For when the agent gets here

So as Sigmund says, the point is that if there is (what looks like) convincing evidence of ‘God’ we will not be able to tell whether it is simply evidence of an advanced alien technology. My similar point is that we won’t know of any way to distinguish between a natural intelligent agent and a ‘god’ of whatever sort.

I think that observation is hard to get around. We could of course say that it could be a ‘god’ – that we don’t know that it’s not a god, that it has powers that seem to us to be what is called ‘miraculous.’ But could we say ‘this is supernatural for sure’? I don’t think so. It seems like the kind of thing we couldn’t know, in the nature of the case.
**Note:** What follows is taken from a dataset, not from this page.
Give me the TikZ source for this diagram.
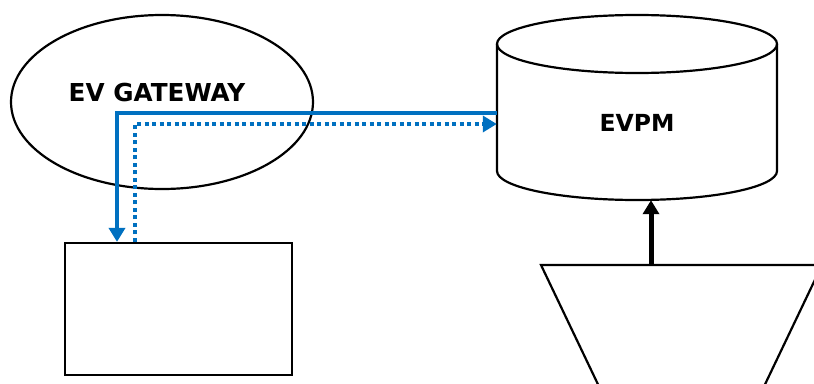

Another, and perhaps more relevant, thing we couldn’t know is that the agent/god had legitimate authority over us. Believers take that idea for granted – ‘God’ is great, God is bigger and stronger and better than we are, God made us and the flowers too, therefore God is the boss of us. Non-believers however don’t take that for granted. Lots of people are bigger and stronger than I am, but I don’t consider them to have legitimate authority over me. An agent with miraculous-seeming powers might have the ability to force us to obey it, but that’s not at all the same thing as legitimate authority.

But that’s not it, the devout listeners in the audience murmur to each other; it’s not just superior strength, it’s also infinite wisdom and goodness. That’s what makes the authority legitimate.

Well – I’ll suspend judgment on that point until I meet such an agent…or until someone gives me a good argument. One of those.